L’opinion publique est une cause très forte. On lit dans l’histoire de Jeanne d’Arc ce que dicte l’opinion publique contemporaine. Mais elle a été incertaine. Et le Christ…

Dans les problèmes moraux fictifs, la calomnie est absente.

Quel espoir a l’innocence si elle n’est pas reconnue ?

Lectures. La lecture — sauf une certaine qualité d’attention — obéit à la pesanteur. On lit les opinions suggérées par la pesanteur (part prépondérante des passions et du conformisme social dans les jugements que nous portons sur les hommes et sur les événements).
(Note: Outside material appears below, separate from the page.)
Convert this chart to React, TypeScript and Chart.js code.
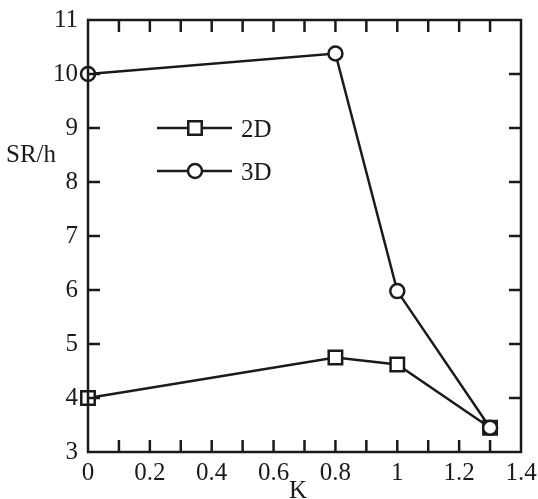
import React, { useEffect, useRef } from "react";
import { Chart, registerables } from "chart.js";

Chart.register(...registerables);

const kValues = [0, 0.8, 1.0, 1.3];
const sr2D = [4.0, 4.75, 4.62, 3.45];
const sr3D = [10.0, 10.38, 5.98, 3.45];
const xTickValues = [0, 0.2, 0.4, 0.6, 0.8, 1.0, 1.2, 1.4];
const xTickLabels = ["0", "0.2", "0.4", "0.6", "0.8", "1", "1.2", "1.4"];
const xMinorTicks = [0.1, 0.2, 0.3, 0.4, 0.5, 0.6, 0.7, 0.8, 0.9, 1.0, 1.1, 1.2, 1.3];
const yTickValues = [3, 4, 5, 6, 7, 8, 9, 10, 11];
const yTickLabels = ["3", "4", "5", "6", "7", "8", "9", "10", "11"];
const seriesNames = ["2D", "3D"];
const xTitle = "K";
const yTitle = "SR/h";

const FONT = "\"Liberation Serif\", \"Times New Roman\", Times, serif";
const FS = 25;

const framePlugin = {
  id: "frame",
  afterDraw(chart: any) {
    const { ctx, chartArea } = chart;
    const xs = chart.scales.x;
    const ys = chart.scales.y;
    const { left, right, top, bottom } = chartArea;
    ctx.save();
    ctx.strokeStyle = "#1a1a1a";
    ctx.lineWidth = 2.5;
    ctx.lineCap = "butt";
    ctx.strokeRect(left, top, right - left, bottom - top);
    const tl = 12;
    ctx.beginPath();
    xMinorTicks.forEach((v) => {
      const px = xs.getPixelForValue(v);
      ctx.moveTo(px, bottom);
      ctx.lineTo(px, bottom - tl);
      ctx.moveTo(px, top);
      ctx.lineTo(px, top + tl);
    });
    yTickValues.slice(1, -1).forEach((v) => {
      const py = ys.getPixelForValue(v);
      ctx.moveTo(left, py);
      ctx.lineTo(left + tl, py);
      ctx.moveTo(right, py);
      ctx.lineTo(right - tl, py);
    });
    ctx.stroke();

    // titles
    ctx.fillStyle = "#1a1a1a";
    ctx.font = `${FS}px ${FONT}`;
    ctx.textBaseline = "alphabetic";
    ctx.textAlign = "left";
    ctx.fillText(yTitle, 6, 162);
    ctx.textAlign = "center";
    ctx.fillText(xTitle, 298, 498);

    // legend
    const legendItems = [
      { name: seriesNames[0], y: 128, style: "rect", r: 9.5 },
      { name: seriesNames[1], y: 171, style: "circle", r: 7 },
    ];
    legendItems.forEach((it) => {
      ctx.beginPath();
      ctx.lineWidth = 2.5;
      ctx.moveTo(157, it.y);
      ctx.lineTo(232, it.y);
      ctx.stroke();
      ctx.beginPath();
      if (it.style === "rect") {
        const s = it.r * Math.SQRT1_2;
        ctx.rect(195 - s, it.y - s, 2 * s, 2 * s);
      } else {
        ctx.arc(195, it.y, it.r, 0, Math.PI * 2);
      }
      ctx.fillStyle = "#ffffff";
      ctx.fill();
      ctx.stroke();
      ctx.fillStyle = "#1a1a1a";
      ctx.textAlign = "left";
      ctx.textBaseline = "alphabetic";
      ctx.font = `${FS}px ${FONT}`;
      ctx.fillText(it.name, 241, it.y + 9);
    });
    ctx.restore();
  },
};

export default function App() {
  const ref = useRef<HTMLCanvasElement | null>(null);
  useEffect(() => {
    document.body.style.margin = "0";
    const canvas = ref.current;
    if (!canvas) return;
    let chart: any = null;
    let cancelled = false;
    const build = () => {
      if (cancelled) return;
      chart = new Chart(canvas, {
        type: "line",
        data: {
          datasets: [
            {
              label: seriesNames[1],
              data: kValues.map((k, i) => ({ x: k, y: sr3D[i] })),
              borderColor: "#1a1a1a",
              borderWidth: 2.5,
              pointStyle: "circle",
              pointRadius: 7,
              pointBorderWidth: 2.5,
              pointBackgroundColor: "#ffffff",
              pointBorderColor: "#1a1a1a",
              order: 0,
              clip: false as any,
            },
            {
              label: seriesNames[0],
              data: kValues.map((k, i) => ({ x: k, y: sr2D[i] })),
              borderColor: "#1a1a1a",
              borderWidth: 2.5,
              pointStyle: "rect",
              pointRadius: 9.5,
              pointBorderWidth: 2.5,
              pointBackgroundColor: "#ffffff",
              pointBorderColor: "#1a1a1a",
              order: 1,
              clip: false as any,
            },
          ],
        },
        options: {
          responsive: false,
          animation: false,
          layout: { padding: { top: 20, right: 17, left: 0, bottom: 0 } },
          plugins: { legend: { display: false }, tooltip: { enabled: false } },
          scales: {
            x: {
              type: "linear",
              min: 0,
              max: 1.4,
              afterBuildTicks: (s: any) => {
                s.ticks = xTickValues.map((v) => ({ value: v }));
              },
              afterFit: (s: any) => {
                s.height = 47;
                s.paddingLeft = 0;
                s.paddingRight = 0;
              },
              grid: { display: false, drawTicks: false },
              border: { display: false },
              ticks: {
                autoSkip: false,
                maxRotation: 0,
                padding: 6,
                color: "#1a1a1a",
                font: { family: FONT, size: FS },
                callback: (v: any) => {
                  const i = xTickValues.findIndex((t) => Math.abs(t - v) < 1e-6);
                  return i >= 0 ? xTickLabels[i] : "";
                },
              },
            },
            y: {
              type: "linear",
              min: 3,
              max: 11,
              afterBuildTicks: (s: any) => {
                s.ticks = yTickValues.map((v) => ({ value: v }));
              },
              afterFit: (s: any) => {
                s.width = 88;
                s.paddingTop = 0;
                s.paddingBottom = 0;
              },
              grid: { display: false, drawTicks: false },
              border: { display: false },
              ticks: {
                autoSkip: false,
                padding: 10,
                color: "#1a1a1a",
                font: { family: FONT, size: FS },
                callback: (v: any) => {
                  const i = yTickValues.findIndex((t) => Math.abs(t - v) < 1e-6);
                  return i >= 0 ? yTickLabels[i] : "";
                },
              },
            },
          },
        },
        plugins: [framePlugin],
      });
    };
    const fontsApi: any = (document as any).fonts;
    if (fontsApi && fontsApi.load) {
      fontsApi.load(`25px "Liberation Serif"`).then(build, build);
    } else {
      build();
    }
    return () => {
      cancelled = true;
      if (chart) chart.destroy();
    };
  }, []);
  return <canvas ref={ref} width={538} height={499} style={{ display: "block" }} />;
}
Avec une plus haute qualité d’attention, on lit la pesanteur elle-même, et divers systèmes d’équilibre possibles.

Lectures superposées : lire la nécessité derrière la sensation, lire l’ordre derrière la nécessité, lire Dieu derrière l’ordre.

« Ne jugez pas. » Le Christ lui-même ne juge pas. Il est le jugement. L’innocence souffrante comme mesure.

Jugement, perspective. En ce sens tout jugement juge celui qui le porte. Ne pas juger. Ce n’est pas l’indifférence ou l’abstention, c’est le jugement transcendant, l’imitation du jugement divin qui ne nous est pas possible.